Superior Court – Insured’s Duty To Cooperate – Duty to Defend
In Valentin v. U-Haul Co. of Connecticut, the plaintiff was injured in a motor vehicle accident when her vehicle collided with a U-Haul vehicle rented by the operator of the rental vehicle. The rental agreement stated that U-Haul would provide its renter with liability coverage while she operated the rental vehicle. The plaintiff filed a personal injury against the renter and obtained a default judgment after the renter failed to appear. The plaintiff then filed a direct action against U-Haul pursuant to General Statutes § 38a-321, alleging that U-Haul failed to defend or indemnify its renter in the personal injury action and failed to honor the terms of the rental contract. U-Haul filed a motion for summary judgment on various grounds, including its position that it had no duty to defend its renter on the basis that the renter failed to cooperate with U-Haul in the claim process, thus breaching the rental agreement. The Court noted that it was undisputed that the renter refused to participate in her own defense. Both parties submitted evidence clearly stating that the renter could not be located, and the plaintiff submitted evidence showing that the renter had become completely unresponsive to U-Haul’s attempts to communicate. The question before the Court was whether the actions or inaction of the renter constituted merely an immaterial and unsubstantial failure to cooperate with U-Haul. No evidence was submitted showing collusion between the U-Haul and the renter in facilitating her absence and nonparticipation. The plaintiff did not submit any evidence that U-Haul failed to diligently attempt to locate the renter. The Court found that the renter’s failure to cooperate was a material and substantial breach of the contract and, pursuant to the rental agreement, relieved U-Haul of its duty to defend and indemnify her. In reaching its conclusion, the Court noted that in a direct action under General Statutes § 38a-321, a defendant is not deprived of any defense ordinarily available to an insurer in an action by its own insured. In the present case, the plaintiff who brought an action in the renter’s place under § 38a-321, could not prevail as a matter of law because the renter herself could not have recovered on the policy. U-Haul’s motion for summary judgment was granted.

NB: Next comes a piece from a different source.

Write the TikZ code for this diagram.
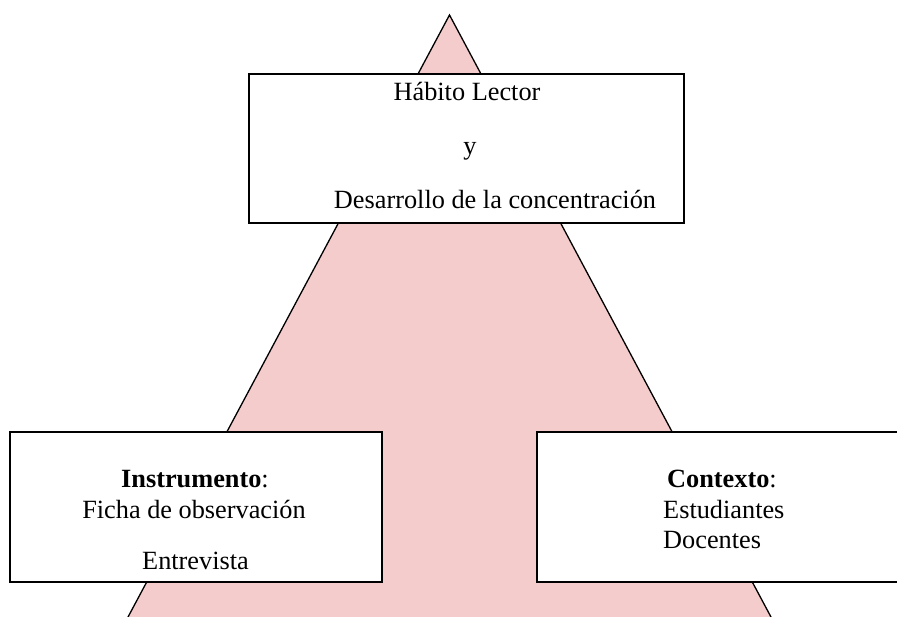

Superior Court – Negligent Adjustment – Motion to Strike
In Roosevelt et al v. State Farm Fire & Casualty Ins. Co. et al, the plaintiffs’ property sustained a loss as a result of a blocked chimney flue. The chimney flue had been blocked from prior work performed on the subject property after a tornado impacted it. The plaintiffs submitted a claim to State Farm, which State Farm declined to pay. In the present action, the plaintiffs asserted a cause of action for State Farm’s alleged negligent adjustment of the insurance claim. State Farm filed a motion to strike the cause of action for negligent adjustment on the grounds that it was barred by the economic loss doctrine. State Farm first argued that the economic loss doctrine applied because the plaintiffs failed to show that the negligent adjustment claim was independent from their separate claim for breach of contract. State Farm further argued that the damages under this claim were for purely economic losses. The plaintiffs countered that there are prior cases that permit claims for negligent handling and adjustment of insurance claims, and that the economic loss doctrine typically does not apply to insurance coverage disputes. While the Court observed that prior insurance coverage cases cited by the plaintiffs have included both negligence claims and breach of contract claims, the Court also noted that those prior cases did not address the applicability of the economic loss doctrine. The plaintiffs did not cite any case law in support of their argument that the economic loss doctrine does not apply to insurance contracts. The Court closely reviewed the allegations of negligent adjustment in the plaintiff’s complaint, and did not find an independent tort theory within that claim. The Court found that without the breach of contract claim, the claim for negligent adjustment could not otherwise survive. Therefore the negligent adjustment claim was barred by the economic loss doctrine and the Court granted the motion to strike the cause of action for negligent adjustment.